‘Not safe anymore’: Portland confronts the limits of its support for homeless services  

Savage Premium Subscription

LA Times

Michelle Farris never expected to become homeless, but here she was, sifting through garbage and towering piles of debris accumulated along a roadway on the outskirts of northeast Portland. Farris, 51, has spent much of her adult life in Oregon and has vivid memories of this area alongside the lumbering Columbia River when it was pristine, a place for quiet walks. Now for miles in both directions, the roadside was lined with worn RVs and rusted boats doubling as shelter.

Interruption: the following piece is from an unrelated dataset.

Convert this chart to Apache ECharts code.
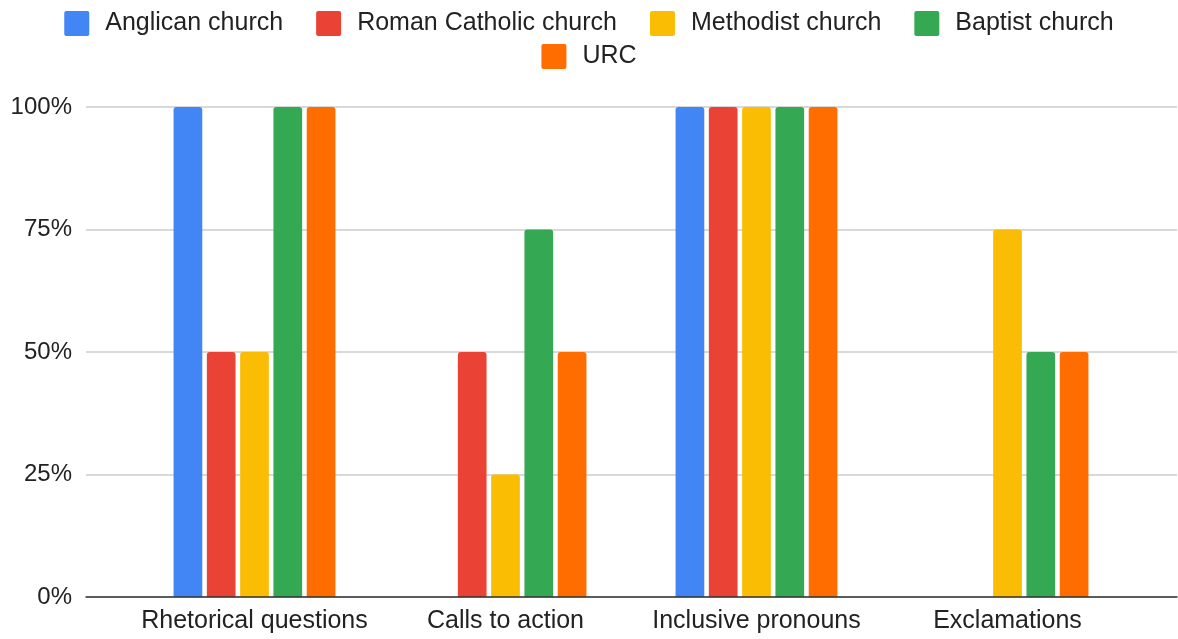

And spilling out from those RVs, the trash and castoffs from this makeshift neighborhood also stretched for miles, making for a chaos that unnerved her. Broken chairs, busted-up car parts, empty booze bottles, soiled blankets, discarded clothes, crumpled tarps. Every so often, it was more than she could bear, and she attacked the clutter around her own RV, trying furiously to organize the detritus into piles. “Look at all this garbage out here — it used to be beautiful nature, but now it’s all polluted,” she said, as the stench of urine and burned rubber hung in the damp air. “The deer and river otters and beavers have to live with all this garbage.” She paused a moment, glancing in the distance at a snow-capped Mt. St. Helens. A line of RVs dotted the horizon. Portland’s homelessness problem now extends well beyond the downtown core, creating a crisis of conscience for this fiercely liberal city that for years has been among America’s most generous in investing in homeless support services. Tents and tarps increasingly crowd the sidewalks and parks of Portland’s leafy suburban neighborhoods. And the sewage and trash from unsanctioned RV encampments pollute the watersheds of the Willamette and Columbia rivers.